Down below on the margin of the lake moved scores of great shadowy shapes, prancing like gazelles, two running steps forward, stamp down hard on the third step, regain the balance on the fourth. The universe trembled. Boom boom boom boom, boom boom boom boom. The earlier phase of the ceremony, the dramatic dialogue, which might have been some sort of subtle philosophical disquisition, had given way totally to this primeval pounding, this terrifying shuffling of gigantic elephantine bodies. Boom boom boom boom. Gundersen looked to his left and saw the sulidoror entranced, hairy heads switching back and forth in the rhythm of the dance; but not one of the bipeds had risen from the cross-legged posture. They were content to rock and nod, and now and then to pound their elbows on the ground.

Gundersen was cut off from his own past, even from a sense of his own kinship to his species. Disjointed memories floated up. Again he was at the serpent station, a prisoner of the hallucinatory venom, feeling himself transformed into a nildor and capering thickly in the grove. Again he stood by the bank of the great river, seeing another performance of this very dance. And also he remembered nights spent in the safety of Company stations deep in the forest, among his own kind, when they had listened to the sound of stamping feet in the distance. All those other times Gundersen had drawn back from whatever strangeness this planet was offering him; he had transferred out of the serpent station rather than taste the venom a second time, he had refused Kurtz’s invitation to join the dance, he had remained within the stations when the rhythmic poundings began in the forest. But tonight he felt little allegiance to mankind. He found himself longing to join that black and incomprehensible frenzy at the lakeshore. Something monstrous was running free within him, liberated by the incessant repetition of that boom boom boom boom. But what right had he to caper Kurtzlike in an alien ceremony? He did not intrude on their ritual.

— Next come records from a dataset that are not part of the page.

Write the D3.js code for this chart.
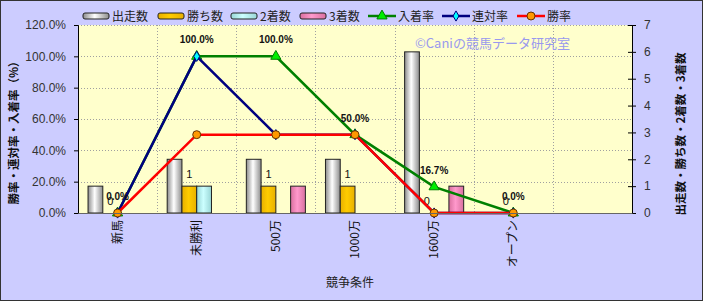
<!DOCTYPE html>
<html>
<head>
<meta charset="utf-8">
<script src="https://cdn.jsdelivr.net/npm/d3@7"></script>
<style>
  body { margin: 0; background: #fff; }
  text { font-family: "Liberation Sans", Arial, "Noto Sans CJK JP", sans-serif; }
  .jp { font-family: "Noto Sans CJK JP", sans-serif; }
</style>
</head>
<body>
<script>
var w = 703;
var h = 301;

// categories (the 7th slot is empty in the original)
var categories = ["新馬", "未勝利", "500万", "1000万", "1600万", "オープン", ""];

// bar series (right axis, counts)
var starts  = [1, 2, 2, 2, 6, 0];
var wins    = [0, 1, 1, 1, 0, 0];
var seconds = [0, 1, 0, 0, 0, 0];
var thirds  = [0, 0, 1, 0, 1, 0];

// line series (left axis, percent)
var placeRate   = [0, 100, 100, 50, 16.7, 0];
var rentaiRate  = [0, 100, 50, 50, 0, 0];
var winRate     = [0, 50, 50, 50, 0, 0];

var leftTicks = [0, 20, 40, 60, 80, 100, 120];
var rightTicks = [0, 1, 2, 3, 4, 5, 6, 7];

var margin = {left: 78, right: 71, top: 25, bottom: 88};
var pw = w - margin.left - margin.right;
var ph = h - margin.top - margin.bottom;

var svg = d3.select("body").append("svg")
            .attr("width", w)
            .attr("height", h);

// gradients
var defs = svg.append("defs");
function gradient(id, edge, mid) {
  var g = defs.append("linearGradient").attr("id", id)
              .attr("x1", "0%").attr("x2", "100%").attr("y1", "0%").attr("y2", "0%");
  g.append("stop").attr("offset", "0%").attr("stop-color", edge);
  g.append("stop").attr("offset", "45%").attr("stop-color", mid);
  g.append("stop").attr("offset", "100%").attr("stop-color", edge);
}
gradient("gStart", "#8c8c8c", "#ffffff");
gradient("gWin", "#e8b000", "#ffcc00");
gradient("gSecond", "#99d6d6", "#ccffff");
gradient("gThird", "#d9709f", "#ff99cc");

// background + border
svg.append("rect")
   .attr("x", 0.5).attr("y", 0.5)
   .attr("width", w - 1).attr("height", h - 1)
   .attr("fill", "#ccccff")
   .attr("stroke", "#333").attr("stroke-width", 1);

var g = svg.append("g").attr("transform", "translate(" + margin.left + "," + margin.top + ")");

g.append("rect")
 .attr("width", pw).attr("height", ph)
 .attr("fill", "#ffffcc");

// scales
var x = d3.scaleBand().domain(d3.range(categories.length)).range([0, pw]);
var xs = d3.scaleBand().domain(d3.range(4)).range([0, x.bandwidth()]).paddingOuter(0.68);
var yL = d3.scaleLinear().domain([0, 120]).range([ph, 0]);
var yR = d3.scaleLinear().domain([0, 7]).range([ph, 0]);

// grid
g.selectAll(".hgrid").data(leftTicks.slice(1)).enter()
 .append("line")
 .attr("x1", 0).attr("x2", pw)
 .attr("y1", function(d) { return Math.round(yL(d)) + 0.5; })
 .attr("y2", function(d) { return Math.round(yL(d)) + 0.5; })
 .attr("stroke", "#a0a0a0").attr("stroke-dasharray", "1,2");

g.selectAll(".vgrid").data(d3.range(1, categories.length)).enter()
 .append("line")
 .attr("x1", function(d) { return Math.round(x(d)) + 0.5; })
 .attr("x2", function(d) { return Math.round(x(d)) + 0.5; })
 .attr("y1", 0).attr("y2", ph)
 .attr("stroke", "#a0a0a0").attr("stroke-dasharray", "1,2");

// watermark
g.append("text")
 .attr("class", "jp")
 .attr("x", 337).attr("y", 23)
 .attr("fill", "#9999ee")
 .style("font-size", "13px")
 .text("©Caniの競馬データ研究室");

// bars
var barSeries = [
  {name: "出走数", values: starts, fill: "url(#gStart)"},
  {name: "勝ち数", values: wins, fill: "url(#gWin)"},
  {name: "2着数", values: seconds, fill: "url(#gSecond)"},
  {name: "3着数", values: thirds, fill: "url(#gThird)"}
];

barSeries.forEach(function(s, si) {
  var pts = s.values.map(function(v, i) { return {v: v, i: i}; })
                    .filter(function(d) { return d.v > 0; });
  g.selectAll(null).data(pts).enter()
   .append("rect")
   .attr("x", function(d) { return x(d.i) + xs(si); })
   .attr("y", function(d) { return yR(d.v); })
   .attr("width", xs.bandwidth())
   .attr("height", function(d) { return ph - yR(d.v); })
   .attr("fill", s.fill)
   .attr("stroke", "#222").attr("stroke-width", 1);
});

// win count labels
g.selectAll(".winLabel").data(wins).enter()
 .append("text")
 .attr("x", function(d, i) { return x(i) + xs(1) + xs.bandwidth() / 2; })
 .attr("y", function(d) { return yR(d) - 8; })
 .attr("text-anchor", "middle")
 .style("font-size", "11px")
 .attr("fill", "#111")
 .text(function(d) { return d; });

// lines
var lineSeries = [
  {name: "入着率", values: placeRate, color: "#008000", marker: "triangle", mfill: "#00ee00"},
  {name: "連対率", values: rentaiRate, color: "#000080", marker: "diamond", mfill: "#00ffff"},
  {name: "勝率", values: winRate, color: "#ff0000", marker: "circle", mfill: "#ff9900"}
];

var line = d3.line()
  .x(function(d, i) { return x(i) + x.bandwidth() / 2; })
  .y(function(d) { return yL(d); });

function markerPath(type) {
  if (type === "triangle") return d3.symbol().type(d3.symbolTriangle).size(45)();
  if (type === "diamond") return d3.symbol().type(d3.symbolDiamond).size(30)();
  return d3.symbol().type(d3.symbolCircle).size(50)();
}

lineSeries.forEach(function(s) {
  g.append("path")
   .datum(s.values)
   .attr("d", line)
   .attr("fill", "none")
   .attr("stroke", s.color)
   .attr("stroke-width", 2.5);
  g.selectAll(null).data(s.values).enter()
   .append("path")
   .attr("transform", function(d, i) {
     return "translate(" + (x(i) + x.bandwidth() / 2) + "," + yL(d) + ")";
   })
   .attr("d", markerPath(s.marker))
   .attr("fill", s.mfill)
   .attr("stroke", s.marker === "circle" ? "#663300" : s.color)
   .attr("stroke-width", 1);
});

// place rate labels
g.selectAll(".rateLabel").data(placeRate).enter()
 .append("text")
 .attr("x", function(d, i) { return x(i) + x.bandwidth() / 2; })
 .attr("y", function(d) { return yL(d) - 13; })
 .attr("text-anchor", "middle")
 .style("font-size", "10px")
 .style("font-weight", "bold")
 .attr("fill", "#111")
 .text(function(d) { return d3.format(".1f")(d) + "%"; });

// axes
var leftAxis = d3.axisLeft(yL).tickValues(leftTicks).tickSize(4)
  .tickFormat(function(d) { return d3.format(".1f")(d) + "%"; });
var la = g.append("g").call(leftAxis);
la.select(".domain").attr("stroke", "#000");
la.selectAll("text").attr("x", -12).style("font-size", "12px").attr("fill", "#333");

var rightAxis = d3.axisRight(yR).tickValues(rightTicks).tickSize(4).tickFormat(d3.format("d"));
var ra = g.append("g").attr("transform", "translate(" + pw + ",0)").call(rightAxis);
ra.select(".domain").attr("stroke", "#000");
ra.selectAll("line").attr("x1", -4).attr("x2", 4);
ra.selectAll("text").attr("x", 12).style("font-size", "12px").attr("fill", "#333");

var bottomAxis = d3.axisBottom(x).tickSize(0).tickFormat(function(d) { return categories[d]; });
var ba = g.append("g").attr("transform", "translate(0," + ph + ")").call(bottomAxis);
ba.select(".domain").attr("stroke", "#666");
ba.selectAll("text")
  .attr("class", "jp")
  .attr("transform", "rotate(-90)")
  .attr("text-anchor", "end")
  .attr("x", -7).attr("y", 0).attr("dy", "0.35em")
  .style("font-size", "12px")
  .attr("fill", "#111");

// axis titles
svg.append("text")
   .attr("class", "jp")
   .attr("transform", "translate(18,130) rotate(-90)")
   .attr("text-anchor", "middle")
   .style("font-size", "11.5px").style("font-weight", "bold")
   .attr("fill", "#111")
   .text("勝率・連対率・入着率（%）");

svg.append("text")
   .attr("class", "jp")
   .attr("transform", "translate(685,134) rotate(-90)")
   .attr("text-anchor", "middle")
   .style("font-size", "11.5px").style("font-weight", "bold")
   .attr("fill", "#111")
   .text("出走数・勝ち数・2着数・3着数");

svg.append("text")
   .attr("class", "jp")
   .attr("x", 350).attr("y", 287)
   .attr("text-anchor", "middle")
   .style("font-size", "12px")
   .attr("fill", "#222")
   .text("競争条件");

// legend
var legendItems = [
  {name: "出走数", type: "bar", fill: "url(#gStart)", x: 83},
  {name: "勝ち数", type: "bar", fill: "url(#gWin)", x: 158},
  {name: "2着数", type: "bar", fill: "url(#gSecond)", x: 231},
  {name: "3着数", type: "bar", fill: "url(#gThird)", x: 300},
  {name: "入着率", type: "line", s: lineSeries[0], x: 368},
  {name: "連対率", type: "line", s: lineSeries[1], x: 442},
  {name: "勝率", type: "line", s: lineSeries[2], x: 517}
];

var lg = svg.append("g").attr("transform", "translate(0,16)");
legendItems.forEach(function(it) {
  var item = lg.append("g").attr("transform", "translate(" + it.x + ",0)");
  if (it.type === "bar") {
    item.append("rect")
        .attr("x", 0).attr("y", -3).attr("width", 26).attr("height", 6)
        .attr("rx", 2)
        .attr("fill", it.fill).attr("stroke", "#222");
  } else {
    item.append("line").attr("x1", 0).attr("x2", 28).attr("y1", 0).attr("y2", 0)
        .attr("stroke", it.s.color).attr("stroke-width", 2.5);
    item.append("path").attr("transform", "translate(14,0)")
        .attr("d", markerPath(it.s.marker))
        .attr("fill", it.s.mfill)
        .attr("stroke", it.s.marker === "circle" ? "#663300" : it.s.color);
  }
  item.append("text")
      .attr("class", "jp")
      .attr("x", it.type === "bar" ? 29 : 30).attr("y", 0).attr("dy", "0.38em")
      .style("font-size", "12px")
      .attr("fill", "#222")
      .text(it.name);
});
</script>
</body>
</html>
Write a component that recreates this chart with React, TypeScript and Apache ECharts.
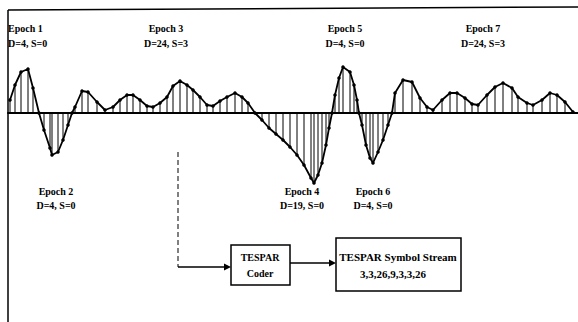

Yet he discovered that he was walking down the spongy slope toward the place where the massed nildoror cavorted.

If he could think of them only as leaping, snorting elephants it would be all right. If he could think of them even as savages kicking up a row it would be all right. But the suspicion was unavoidable that this ceremony of words and dancing held intricate meanings for these people, and that was the worst of it. They might have thick legs and short necks and long dangling trunks, but that did not make them elephants, for their triple tusks and spiny crests and alien anatomies said otherwise; and they might be lacking in all technology, lacking even in a written language, but that did not make them savages, for the complexity of their minds said otherwise. They were creatures who possessed g’rakh. Gundersen remembered how he had innocently attempted to instruct the nildoror in the arts of terrestrial culture, in an effort to help them “improve” themselves; he had wanted to humanize them, to lift their spirits upward, but nothing had come of that, and now he found his own spirit being drawn — downward? — certainly to their level, wherever that might lie. Boom boom boom boom. His feet hesitantly traced out the four-step as he continued down the slope toward the lake. Did he dare? Would they crush him as blasphemous?

They had let Kurtz dance. They had let Kurtz dance.

It had been a different latitude, a long time ago, and other nildoror had been involved, but they had let Kurtz dance.